Kurz zuvor hatte der französische Premierminister Michel Rocard noch betont, sich seine Wirtschafts- und Sozialpolitik weder von streikenden Postbeamten noch von sozialistischen Nebenbuhlern diktieren zu lassen. „Die Sparpolitik muß weitere fünfzehn Monate andauern,“ sagte Premierminister Rocard noch in einem am Donnerstag veröffentlichten Zeitungsinterview. Versprechen wollte er nichts: „Wenn das Wachstum anhält, haben wir Ostern 1990 ein kleines bißchen mehr Spielraum.“

In der Hauptstadt Paris demonstrierten am Donnerstag morgen erneut über tausend Krankenschwestern für bessere Arbeitsbedingungen. Ihnen folgten schon am Nachmittag die Apotheker, die in Zukunft mehr Steuern zahlen sollen. Währenddessen flaute der Postverteilungsstreik in Paris ab, gewann dafür aber in der französischen Provinz an Boden. Rocard wandte sich auch gegen die Kritik in den Reihen der Sozialisten.

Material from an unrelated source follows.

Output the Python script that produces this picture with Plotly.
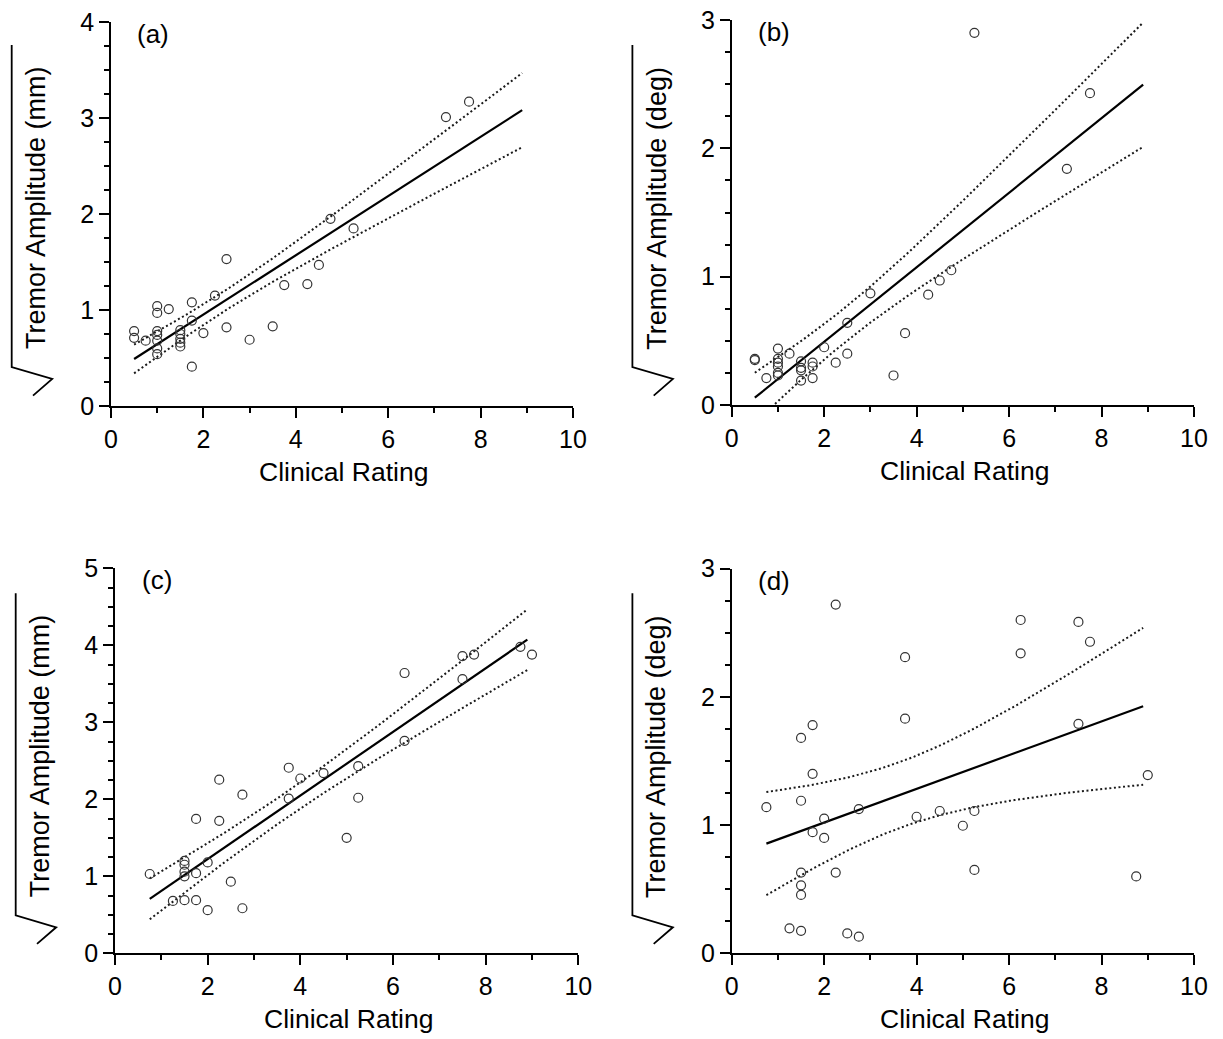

„Wir brauchen jetzt eine relative Ruhe, damit sich die Dinge langsam entwickeln können“, entgegnete er denjenigen in seiner Partei, die ihm zuletzt „mangelnde Vorstellungskraft“ (Parteichef Mauroy) bei der Führung der Regierungsgeschäfte vorgeworfen hatten. Rocard wußte sich dabei in der Obhut von Staatspräsident Mitterrand, der ihm am Mittwoch erneut sein „Vertrauen“ aussprach, und ihm bescheinigte, „auf dem richtigen Weg“ zu sein.